> **THE REQUEST**
Quote the data exactly, first line to the line containing "var ovYTicks = [-1200, -1000, -800, -600, -400, -200, 0];", with no pictures.

(begin)

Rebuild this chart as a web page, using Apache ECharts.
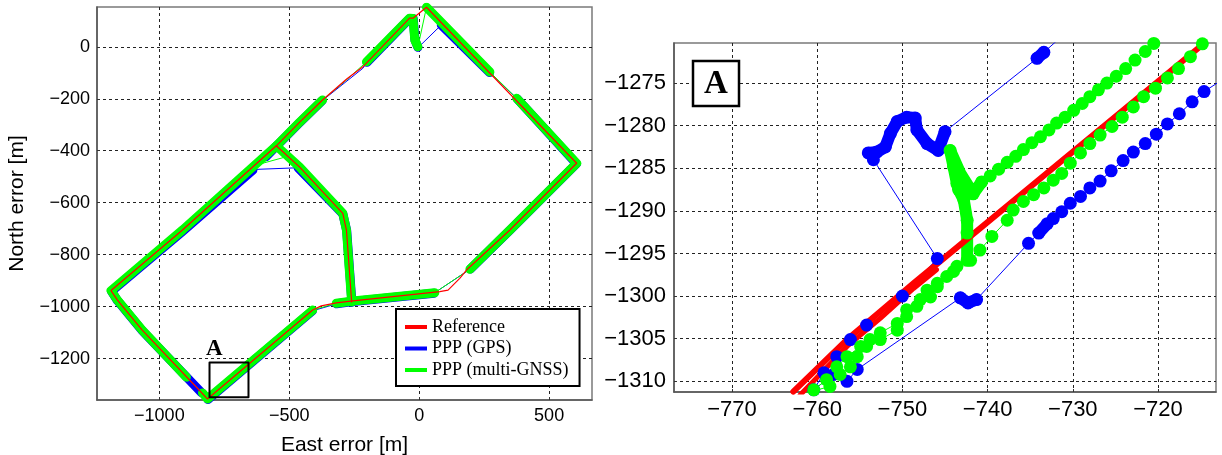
<!DOCTYPE html>
<html>
<head>
<meta charset="utf-8">
<script src="https://cdn.jsdelivr.net/npm/echarts@6/dist/echarts.min.js"></script>
<style>
html,body{margin:0;padding:0;background:#fff}
#main{width:1222px;height:455px}
</style>
</head>
<body>
<div id="main"></div>
<script>
// ---------- overview (left) ----------
var ovXTicks = [-1000, -500, 0, 500];
var ovYTicks = [-1200, -1000, -800, -600, -400, -200, 0];

// reference trajectory
var refLoop = [[28,152],[606,-448],[349,-705],[182,-859],[156,-891],[111,-936],[79,-942],[-255,-978],[-319,-985],[-377,-997],[-410,-1013],[-815,-1355],[-859,-1308],[-1066,-1090],[-1162,-974],[-1186,-938],[-911,-705],[-550,-381],[-460,-290],[-372,-205],[-279,-124],[-218,-78],[-37,110],[-24,110],[28,152]];
var refInner = [[-550,-381],[-460,-463],[-294,-641],[-280,-705],[-260,-982]];

// PPP (GPS) - dense marker parts and thin joins
var gpsThick = [
  [[85,84],[271,-99]],
  [[377,-200],[605,-450],[348,-707],[197,-855]],
  [[57,-948],[-255,-980],[-318,-989]],
  [[-411,-1016],[-813,-1357]],
  [[-838,-1331],[-1066,-1092],[-1161,-977],[-1184,-941],[-909,-709],[-640,-475]],
  [[-590,-423],[-461,-293],[-374,-208]],
  [[-466,-466],[-294,-643],[-279,-707],[-259,-983]],
  [[-217,-83],[-216,-82]],
  [[-201,-60],[-37,108],[-23,108],[-16,25],[-5,-2]]
];
var gpsThin = [
  [[-3,-2],[85,84]],
  [[271,-99],[377,-200]],
  [[197,-855],[57,-948]],
  [[-318,-989],[-411,-1016]],
  [[-813,-1357],[-838,-1331]],
  [[-634,-472],[-480,-466],[-466,-466]],
  [[-374,-208],[-217,-83],[-201,-60]]
];

// PPP (multi-GNSS)
var gnssThick = [
  [[28,152],[272,-97]],
  [[375,-198],[606,-448],[349,-705],[195,-856]],
  [[60,-946],[-255,-978],[-319,-987]],
  [[-410,-1013],[-815,-1355],[-834,-1332]],
  [[-896,-1271],[-1066,-1090],[-1162,-974],[-1186,-938],[-911,-705],[-550,-381],[-460,-290],[-372,-205]],
  [[-280,-128],[-279,-126]],
  [[-203,-58],[-37,110],[-24,109],[-17,26],[-5,0]],
  [[-550,-381],[-460,-463],[-294,-641],[-280,-705],[-260,-982]]
];
var gnssThin = [
  [[272,-97],[375,-198]],
  [[195,-856],[60,-946]],
  [[-319,-987],[-410,-1013]],
  [[-834,-1332],[-896,-1271]],
  [[-372,-205],[-280,-128],[-203,-58]],
  [[-3,8],[28,152]],
  [[-627,-455],[-518,-425]]
];

var boxA = [[-807,-1215],[-657,-1215],[-657,-1348],[-807,-1348],[-807,-1215]];

// ---------- zoom A (right) ----------
var zmXTicks = [-770, -760, -750, -740, -730, -720];
var zmYTicks = [-1310, -1305, -1300, -1295, -1290, -1285, -1280, -1275];

var zmRefMain = [[-762.8,-1311.2],[-756.5,-1305.1],[-752.6,-1301.8],[-748.7,-1298.5],[-714.8,-1270.5]];
var zmRefInner = [[-762.0,-1311.6],[-756.5,-1305.9],[-752.6,-1302.6],[-748.7,-1299.1],[-746.0,-1296.9]];

var zmGps = [[-730.5,-1268.8],[-733.4,-1271.4],[-734.2,-1272.1],[-745.0,-1280.7],[-745.8,-1282.9],[-747.1,-1282.1],[-748.3,-1280.5],
  [-748.5,-1279.1],[-749.5,-1279.0],[-750.6,-1279.5],[-751.4,-1280.9],[-752.0,-1282.5],[-753.0,-1283.1],[-754.0,-1283.2],[-753.4,-1284.0],
  [-745.9,-1295.6],[-750.0,-1300.0],[-754.2,-1303.4],[-756.1,-1305.1],[-757.7,-1307.1],[-759.2,-1309.0],[-760.4,-1311.0],[-758.1,-1309.2],
  [-756.5,-1310.0],[-755.3,-1308.6],[-743.2,-1300.2],[-742.3,-1300.8],[-741.3,-1300.4],[-735.2,-1293.8],[-734.0,-1292.6],[-733.0,-1291.5],
  [-732.3,-1290.9],[-731.3,-1290.1],[-730.3,-1289.1],[-729.1,-1288.3],[-728.0,-1287.3],[-726.8,-1286.5],[-725.5,-1285.3],[-724.1,-1284.1],
  [-722.9,-1283.1],[-721.5,-1282.1],[-720.2,-1281.0],[-718.9,-1279.8],[-717.5,-1278.6],[-716.0,-1277.2],[-714.6,-1276.0],[-712.9,-1274.9]];
var zmGpsBlobs = [
  [[-745.0,-1280.7],[-745.8,-1282.9],[-747.1,-1282.1],[-748.3,-1280.5],[-748.5,-1279.1],[-749.5,-1279.0],[-750.6,-1279.5],[-751.4,-1280.9],[-752.0,-1282.5],[-753.0,-1283.1],[-754.0,-1283.2]],
  [[-743.2,-1300.2],[-742.3,-1300.8],[-741.3,-1300.4]],
  [[-734.0,-1292.6],[-733.0,-1291.5]],
  [[-733.4,-1271.4],[-734.2,-1272.1]]
];

var zmGnss = [[-714.8,-1270.4],[-716.2,-1271.9],[-717.6,-1273.3],[-718.9,-1274.4],[-720.3,-1275.6],[-721.7,-1276.6],[-722.9,-1277.8],
  [-724.2,-1279.0],[-725.4,-1280.1],[-726.8,-1281.1],[-728.0,-1282.1],[-729.1,-1283.2],[-730.3,-1284.4],[-731.3,-1285.6],[-732.3,-1286.4],
  [-733.4,-1287.3],[-734.6,-1288.1],[-735.8,-1288.9],[-737.0,-1289.9],[-737.7,-1291.1],[-739.5,-1293.0],[-740.9,-1294.6],[-742.0,-1295.8],
  [-743.6,-1296.5],[-744.8,-1297.7],[-745.9,-1298.5],[-747.1,-1299.3],[-747.9,-1300.4],[-749.5,-1301.6],[-750.6,-1303.2],[-752.6,-1304.3],
  [-753.8,-1305.1],[-754.9,-1305.9],[-756.5,-1307.1],[-757.7,-1308.3],[-758.9,-1309.8],[-760.4,-1311.0],[-761.5,-1311.4],
  [-758.5,-1310.6],[-757.3,-1309.2],[-756.1,-1308.3],[-755.3,-1307.1],[-754.2,-1305.9],[-752.6,-1305.1],[-750.6,-1304.0],[-749.5,-1302.4],
  [-748.3,-1301.2],[-746.7,-1300.1],[-745.9,-1298.9],[-744.0,-1297.1],[-742.4,-1295.8],[-742.4,-1292.6],[-742.4,-1291.1],[-742.8,-1288.7],
  [-743.4,-1287.5],[-743.6,-1286.8],[-744.0,-1284.8],[-744.4,-1282.9],[-741.7,-1288.0],[-740.7,-1286.6],[-739.7,-1285.9],[-738.7,-1285.1],
  [-737.7,-1284.3],[-736.7,-1283.6],[-735.8,-1282.8],[-734.8,-1282.0],[-733.8,-1281.3],[-732.8,-1280.5],[-731.9,-1279.7],[-730.9,-1279.0],
  [-729.9,-1278.2],[-728.9,-1277.4],[-728.0,-1276.6],[-727.0,-1275.8],[-726.0,-1275.0],[-724.9,-1274.2],[-723.8,-1273.3],[-722.7,-1272.3],
  [-721.5,-1271.3],[-720.5,-1270.35],[-719.5,-1269.5]];
var zmGnssDense = [[-742.4,-1295.8],[-742.4,-1292.6],[-742.4,-1291.1],[-742.8,-1288.7],[-743.4,-1287.5],[-743.6,-1286.8],[-744.0,-1284.8],
  [-744.4,-1282.9],[-743.2,-1285.6],[-741.7,-1288.0],[-740.7,-1286.6]];

var BLUE = '#0000ff', GREEN = '#00ff00', RED = '#ff0000';
var NAMES = ['Reference', 'PPP (GPS)', 'PPP (multi-GNSS)'];

function lineSeries(name, data, color, width, gi, sym) {
  return {
    type: 'line', name: name, xAxisIndex: gi, yAxisIndex: gi, data: data,
    symbol: sym ? 'circle' : 'none', symbolSize: sym || 0, showSymbol: !!sym,
    lineStyle: { color: color, width: width, cap: 'round', join: 'round' },
    itemStyle: { color: color, borderWidth: 0 },
    silent: true, animation: false
  };
}

var series = [];
gpsThin.forEach(function (s) { series.push(lineSeries(NAMES[1], s, BLUE, 1, 0)); });
gpsThick.forEach(function (s) { series.push(lineSeries(NAMES[1], s, BLUE, 9, 0)); });
gnssThin.forEach(function (s) { series.push(lineSeries(NAMES[2], s, GREEN, 1, 0)); });
gnssThick.forEach(function (s) { series.push(lineSeries(NAMES[2], s, GREEN, 9, 0)); });
series.push(lineSeries(NAMES[0], refLoop, RED, 1.2, 0));
series.push(lineSeries(NAMES[0], refInner, RED, 1.2, 0));
series.push(lineSeries('boxA', boxA, '#000', 2, 0));

series.push(lineSeries(NAMES[1], zmGps, BLUE, 1, 1, 13));
zmGpsBlobs.forEach(function (s) { series.push(lineSeries(NAMES[1], s, BLUE, 12, 1)); });
series.push(lineSeries(NAMES[2], zmGnss, GREEN, 1, 1, 13));
series.push(lineSeries(NAMES[2], zmGnssDense, GREEN, 12, 1));
series.push(lineSeries(NAMES[0], zmRefMain, RED, 6, 1));
series.push(lineSeries(NAMES[0], zmRefInner, RED, 5, 1));

function fmt(v) { return String(v).replace('-', '\u2212'); }

function valAxis(min, max, ticks, fontSize, margin, extra) {
  var a = {
    type: 'value', min: min, max: max, scale: true,
    axisLine: { show: true, onZero: false, lineStyle: { color: '#555', width: 1.5 } },
    axisTick: { show: true, inside: true, length: 3, customValues: ticks, lineStyle: { color: '#333' } },
    axisLabel: { customValues: ticks, formatter: fmt, color: '#000', fontFamily: 'Liberation Sans', fontSize: fontSize, margin: margin },
    splitLine: { show: true, lineStyle: { color: '#222', type: [3, 3], width: 1 } }
  };
  for (var k in extra) a[k] = extra[k];
  return a;
}

var chart = echarts.init(document.getElementById('main'), null, { renderer: 'canvas' });
chart.setOption({
  backgroundColor: '#fff',
  animation: false,
  grid: [
    { left: 97, top: 7, width: 495, height: 393, containLabel: false, outerBoundsMode: 'none',
      show: true, borderColor: '#7a7a7a', borderWidth: 1.5, backgroundColor: '#fff' },
    { left: 674, top: 43, width: 542, height: 349, containLabel: false, outerBoundsMode: 'none',
      show: true, borderColor: '#7a7a7a', borderWidth: 1.5, backgroundColor: '#fff' }
  ],
  xAxis: [
    valAxis(-1240, 665, ovXTicks, 18, 7, { gridIndex: 0, name: 'East error [m]', nameLocation: 'middle', nameGap: 35,
      nameTextStyle: { fontFamily: 'Liberation Sans', fontSize: 21, color: '#000' } }),
    valAxis(-776.8, -713.2, zmXTicks, 22, 7, { gridIndex: 1 })
  ],
  yAxis: [
    valAxis(-1359, 153, ovYTicks, 18, 7, { gridIndex: 0, name: 'North error [m]', nameLocation: 'middle', nameGap: 69, nameRotate: 90,
      nameTextStyle: { fontFamily: 'Liberation Sans', fontSize: 21, color: '#000' } }),
    valAxis(-1311.25, -1270.3, zmYTicks, 22, 8, { gridIndex: 1 })
  ],
  legend: {
    left: 396, top: 309, orient: 'vertical',
    itemWidth: 22, itemHeight: 4, itemGap: 3.5,
    padding: [9, 11, 7, 9],
    borderColor: '#000', borderWidth: 2, backgroundColor: '#fff',
    textStyle: { fontFamily: 'Liberation Serif', fontSize: 18, color: '#000' },
    selectedMode: false,
    data: [
      { name: NAMES[0], icon: 'rect', itemStyle: { color: RED } },
      { name: NAMES[1], icon: 'rect', itemStyle: { color: BLUE } },
      { name: NAMES[2], icon: 'rect', itemStyle: { color: GREEN } }
    ]
  },
  graphic: [
    { type: 'text', left: 206, top: 338, style: { text: 'A', font: 'bold 23px "Liberation Serif"', fill: '#000' }, z: 100 },
    { type: 'rect', shape: { x: 693, y: 61, width: 46, height: 45 }, style: { fill: '#fff', stroke: '#000', lineWidth: 2.5 }, z: 100 },
    { type: 'text', x: 716, y: 84, style: { text: 'A', font: 'bold 33px "Liberation Serif"', fill: '#000', align: 'center', verticalAlign: 'middle' }, z: 101 }
  ],
  series: series
});
</script>
</body>
</html>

(end)

> **WRITTEN ANSWER**
Rebuild this chart as a web page, using Apache ECharts.
<!DOCTYPE html>
<html>
<head>
<meta charset="utf-8">
<script src="https://cdn.jsdelivr.net/npm/echarts@6/dist/echarts.min.js"></script>
<style>
html,body{margin:0;padding:0;background:#fff}
#main{width:1222px;height:455px}
</style>
</head>
<body>
<div id="main"></div>
<script>
// ---------- overview (left) ----------
var ovXTicks = [-1000, -500, 0, 500];
var ovYTicks = [-1200, -1000, -800, -600, -400, -200, 0];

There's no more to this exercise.